Series background & context
Shadow Unit is a shared-world series shaped like a television crime drama, with Elizabeth Bear as one of its key writers. It follows a special FBI team inside the Behavioral Analysis Unit, assigned to cases involving the anomaly, a force that can twist human minds and bodies into something dangerous, gifted, damaged, or all three at once.
The setup gives the series a strong procedural engine. There is usually a case. There is a victim, an offender, a profile that does not fit, and a team trying to work out what the anomaly has done before more people die. But the long appeal is the ensemble. The agents are not interchangeable crime-show silhouettes. They have history, trauma, bad habits, jokes, and limits.
The job gets under their skin.
Stephen Reyes is central to the team's structure, brilliant and unsettling in ways that make him both useful and hard to trust. Chaz Villette, Daniel Brady, Nikki Lau, Hafidha Gates, Daphne Worth, Solomon Todd, and others form the emotional body of the series. Esther Falkner adds a different kind of authority. As the volumes build, the team's injuries and loyalties matter as much as the week's monster.
Because Shadow Unit was built in episodes and seasons, it reads differently from a traditional novel series. Some installments feel like clusters of case files. Others work like season finales, driving personal arcs and larger anomaly questions into crisis. That shape is a good fit for a procedural, because it lets the series balance immediate investigations with slow-burn consequences.
The anomaly itself is not just a monster factory. The gamma offenders are often frightening, but the series is interested in the human damage around them. What if power grows out of trauma?
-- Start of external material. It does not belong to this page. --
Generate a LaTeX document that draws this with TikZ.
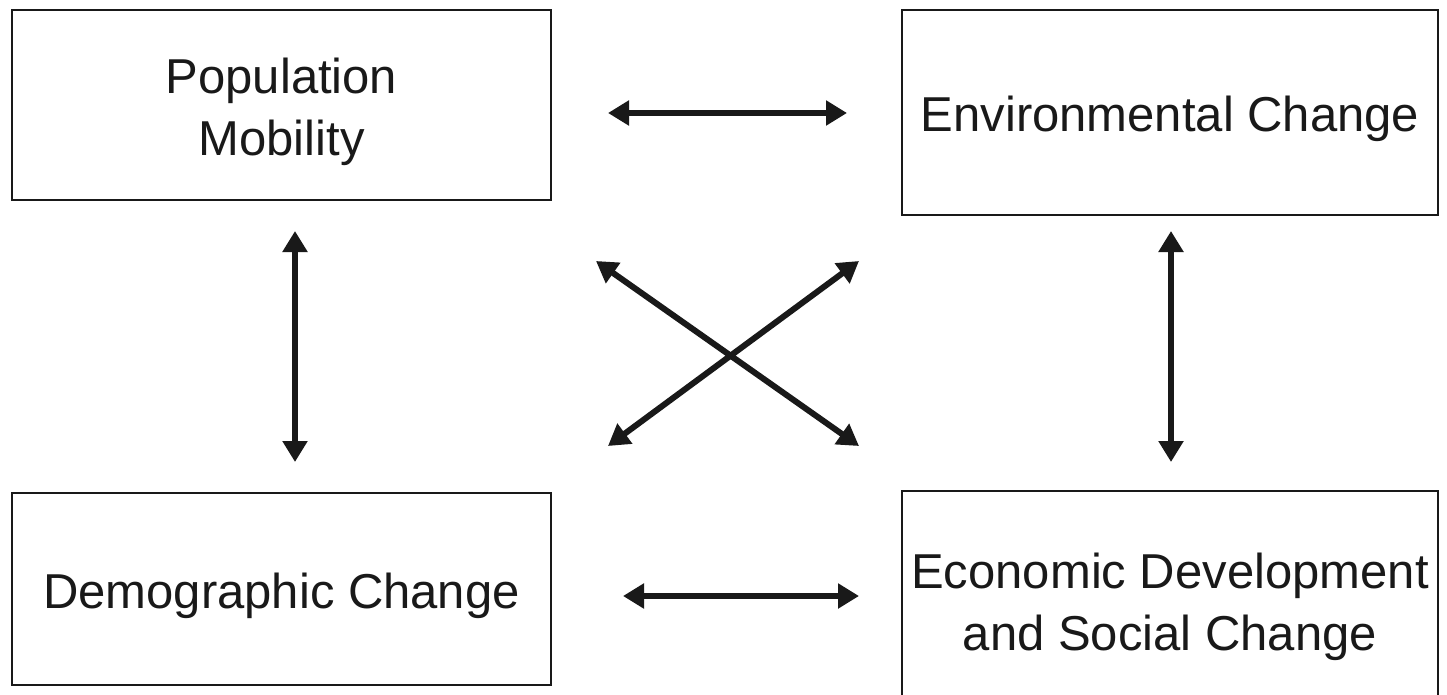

What if the thing that makes someone dangerous also makes them pitiable? What if the agents can understand the people they hunt a little too well?
Bear's involvement shows in the team's banter, emotional cost, and attention to people who survive by becoming very good at a hard job. The series can be funny, grim, tender, and nasty within a few pages. That range is part of why it works.
Read Shadow Unit in order, starting with Shadow Unit 1. The cases can be interesting on their own, but the real story is cumulative: trust built under pressure, damage that does not vanish between episodes, and a chosen work family trying to keep doing impossible work without becoming impossible people.